Les nouveaux visages de l’esclavage. Contre la traite des êtres humains
Ce livre est principalement le fruit de l’expérience des associations réunies dans le Collectif Ensemble contre la traite des êtres humains.
Il rappelle le fléau considérable qu’est la traite, dont, chaque année, 2,4 millions de personnes, principalement des femmes et des enfants, sont victimes, dans le monde, alors que ce trafic correspondrait, selon le Parlement européen, à un chiffre d’affaires annuel de 25 milliards d’euros. La traite d’êtres humains est devenue le troisième trafic le plus lucratif, après les armes et la drogue.
Dans une première partie, c’est l’état des lieux qui est présenté, et les multiples formes que prend la traite : l’esclavage domestique, encore peu connu, concerne nombre de jeunes filles, notamment africaines, exploitées par des familles de tous les milieux sociaux. Elles sont souvent recrutées dans leur pays d’origine par leur famille ou par des proches ; arrivées en France, on les fait travailler sans trêve, et la plupart du temps sans rémunération, on les maltraite, on leur confisque leurs papiers d’identité, on les empêche de sortir seules et de communiquer avec l’extérieur.
On parle davantage des victimes d’exploitation sexuelle. La prostitution est aujourd’hui une véritable industrie déshumanisée qui fonctionne avec des marchés et des profits. Un proxénète en Europe gagne environ 110 000 euros par an pour une fille et une prostituée rapporte, en France, entre 460 et 762 euros par jour à « son » proxénète. Dans notre pays, 80% des prostituées sont d’origine étrangère (d’après l’OCRTEH), venant d’Europe de l’Est ou d’Afrique. Les Nigérianes sont particulièrement nombreuses, car les jeunes filles sont prises dans des réseaux très organisés qui ont pignon sur rue dans un pays rongé par la corruption.
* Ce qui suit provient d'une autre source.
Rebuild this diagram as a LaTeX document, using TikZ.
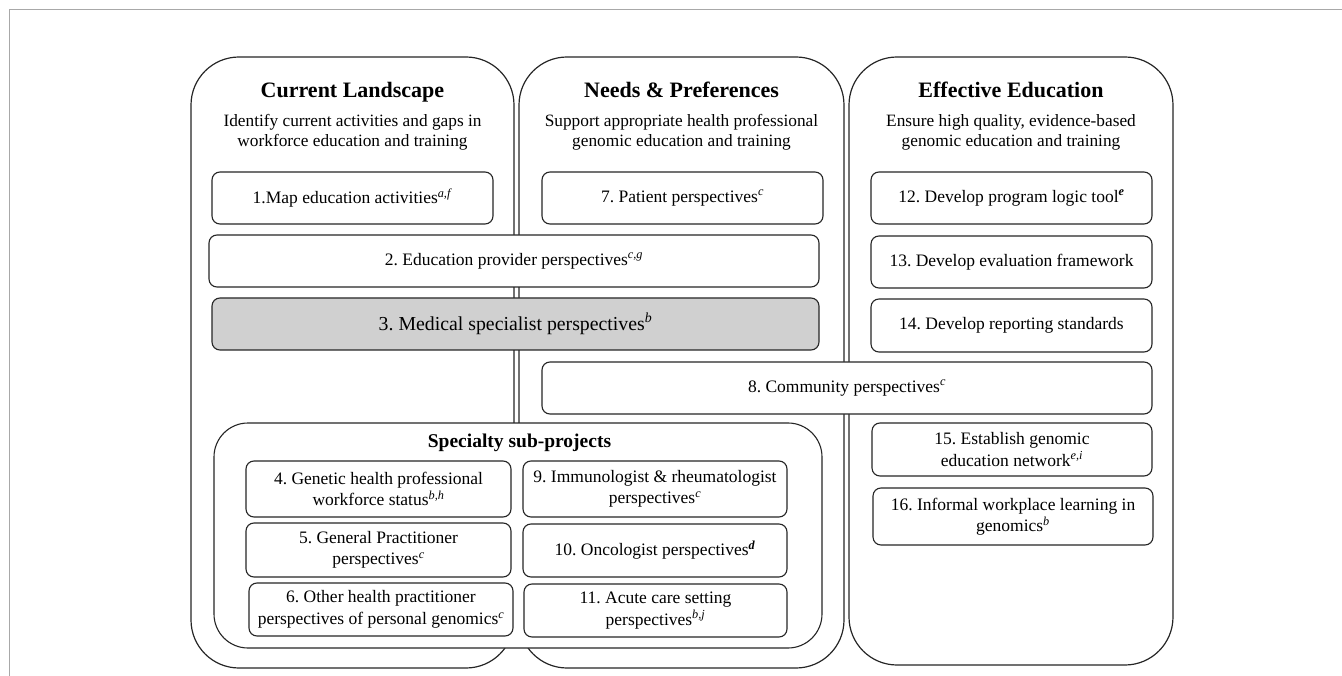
\documentclass[tikz,border=0pt]{standalone}
\usepackage{fontspec}
\setmainfont{Liberation Serif}
\frenchspacing
\definecolor{lineC}{HTML}{262626}
\definecolor{frameC}{HTML}{A8A8A8}
\definecolor{shadeC}{HTML}{D0D0D0}
\newcommand{\sps}[1]{\textsuperscript{\textit{#1}}}
\newcommand{\spb}[1]{\textsuperscript{\textbf{\textit{#1}}}}
\begin{document}
\begin{tikzpicture}[x=1pt,y=-1pt,
  colbox/.style={draw=lineC,line width=1.2pt,fill=white,rounded corners=48pt,inner sep=0pt,outer sep=0pt},
  subbox/.style={draw=lineC,line width=1.1pt,fill=white,rounded corners=34pt,inner sep=0pt,outer sep=0pt},
  itembox/.style={draw=lineC,line width=1.1pt,fill=white,rounded corners=8pt,inner sep=2pt,outer sep=0pt,align=center,font=\fontsize{17.5}{21.5}\selectfont\frenchspacing},
  coltitle/.style={font=\fontsize{22}{26}\selectfont\bfseries,inner sep=0pt,anchor=base},
  colsub/.style={font=\fontsize{17.3}{20}\selectfont\frenchspacing,align=center,inner sep=0pt},
]
\useasboundingbox (0,0) rectangle (1342,676);
% outer frame
\coordinate (fbl) at (9,676);
\coordinate (ftl) at (9,10);
\coordinate (ftr) at (1342,10);
\draw[frameC,line width=1pt] (fbl) -- (ftl) -- (ftr);
% columns
\node[colbox,minimum width=323pt,minimum height=611pt] (col1) at (352.5,362.5) {};
\node[colbox,minimum width=325pt,minimum height=611pt] (col2) at (681.5,362.5) {};
\node[colbox,minimum width=324pt,minimum height=608pt] (col3) at (1011,361) {};
% titles
\node[coltitle] (t1) at (352.5,97.5) {Current Landscape};
\node[coltitle] (t2) at (681.5,97.5) {Needs \& Preferences};
\node[coltitle] (t3) at (1011,97.5) {Effective Education};
\node[colsub] (s1) at (352.5,132.5) {Identify current activities and gaps in\\workforce education and training};
\node[colsub] (s2) at (681.5,132.5) {Support appropriate health professional\\genomic education and training};
\node[colsub] (s3) at (1011,132.5) {Ensure high quality, evidence-based\\genomic education and training};
% items
\node[itembox,minimum width=281pt,minimum height=52pt] (b1) at (352.5,198) {1.Map education activities\sps{a,f}};
\node[itembox,minimum width=281pt,minimum height=52pt] (b7) at (682.5,198) {7. Patient perspectives\sps{c}};
\node[itembox,minimum width=281pt,minimum height=52pt] (b12) at (1011.5,198) {12. Develop program logic tool\spb{e}};
\node[itembox,minimum width=610pt,minimum height=52pt] (b2) at (514,261) {2. Education provider perspectives\sps{c,g}};
\node[itembox,minimum width=281pt,minimum height=52pt] (b13) at (1011.5,262) {13. Develop evaluation framework};
\node[itembox,minimum width=607pt,minimum height=52pt,fill=shadeC,font=\fontsize{19.8}{23}\selectfont\frenchspacing] (b3) at (515.5,324) {3. Medical specialist perspectives\sps{b}};
\node[itembox,minimum width=281pt,minimum height=53pt] (b14) at (1011.5,325.5) {14. Develop reporting standards};
\node[itembox,minimum width=610pt,minimum height=52pt] (b8) at (847,388) {8. Community perspectives\sps{c}};
\node[itembox,minimum width=280pt,minimum height=53pt] (b15) at (1012,449.5) {15. Establish genomic\\education network\sps{e,i}};
\node[itembox,minimum width=280pt,minimum height=57pt] (b16) at (1013,516.5) {16. Informal workplace learning in\\genomics\sps{b}};
% specialty sub-projects
\node[subbox,minimum width=608pt,minimum height=225pt] (spec) at (518,535.5) {};
\node[font=\fontsize{19.5}{23}\selectfont\bfseries,inner sep=0pt] (spect) at (519.5,443) {Specialty sub-projects};
\node[itembox,minimum width=265pt,minimum height=56pt] (b4) at (378.5,489) {4. Genetic health professional\\workforce status\sps{b,h}};
\node[itembox,minimum width=265pt,minimum height=54pt] (b5) at (378.5,550) {5. General Practitioner\\perspectives\sps{c}};
\node[itembox,minimum width=264pt,minimum height=53pt] (b6) at (381,609.5) {6. Other health practitioner\\perspectives of personal genomics\sps{c}};
\node[itembox,minimum width=264pt,minimum height=56pt] (b9) at (655,489) {9. Immunologist \& rheumatologist\\perspectives\sps{c}};
\node[itembox,minimum width=264pt,minimum height=53pt] (b10) at (655,550.5) {10. Oncologist perspectives\spb{d}};
\node[itembox,minimum width=263pt,minimum height=53pt] (b11) at (655.5,610.5) {11. Acute care setting\\perspectives\sps{b,j}};
\end{tikzpicture}
\end{document}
Une fois en France, elles doivent se prostituer pour rembourser la dette contractée pour organiser leur voyage.
Des enfants font aussi partie des victimes de la traite. Il s’agit souvent d’enfants qu’on entraîne à commettre des vols ou à pratiquer la mendicité. L’irresponsabilité pénale des mineurs de moins de 13 ans en France pousse des réseaux de malfaiteurs à les utiliser sans risque pour commettre des délits. Il faut aussi mentionner le cas des mineurs isolés étrangers (entre 5 000 et 12 000 en France), qui sont vulnérables et, par ailleurs, traités en immigrants clandestins.
Après avoir dépeint les principales situations de traite, la seconde partie du livre de consacre aux modalités d’action contre la traite et notamment au rôle de nombreuses associations qui accompagnent des victimes, Dans l’urgence, il s’agit d’assurer sécurité, hébergement et soins. Parfois, il faut mettre la personne à l’abri des proxénètes ou des réseaux : c’est le dispositif national Ac.Sé (accueil sécurisant) qui se met en branle, en liaison avec une association. Mais toutes les démarches doivent être menées de front : la personne n’a plus de pièces d’identité, plus d’argent, et il faut l’aider à accéder à un titre de séjour, et la soutenir dans une procédure judiciaire. C’est donc une assistance sociale, médicale, psychologique et juridique qu’assurent les associations, en collaboration avec la police et la justice. Dans un second temps, il s’agit d’aider la personne à cheminer vers l’autonomie, à reconstruire son identité et à trouver un travail qui permette une réinsertion.
Sur le plan international, le Protocole de Palerme, convention de l’ONU contre la criminalité transnationale organisée, a en 2000, été une première étape, suivie en 2005, de la Convention du Conseil de l’Europe contre la traite des êtres humains. Le Collectif Ensemble contre la traite des êtres humains a plaidé efficacement pour la ratification de ce texte par la France et sa mise en œuvre s’est notamment traduite par l’adoption, le 10 mai 2014, du premier plan d’action national contre la traite et la création d’une structure interministérielle de coordination
Ce livre montre la réalité de la traite des êtres humains qui s’attaque aux valeurs fondamentales de notre société, en niant la dignité et la liberté des personnes. Il rappelle que certains s’emploient sur un plan national et international à combattre ce fléau auquel dans son message du 1er janvier 2015 le pape François a appelé à mettre un terme.
Nous sommes tous concernés : l’intervention d’un témoin qui signale une possible situation de traite à une association peut être précieuse, à condition d’être menée avec discrétion et discernement.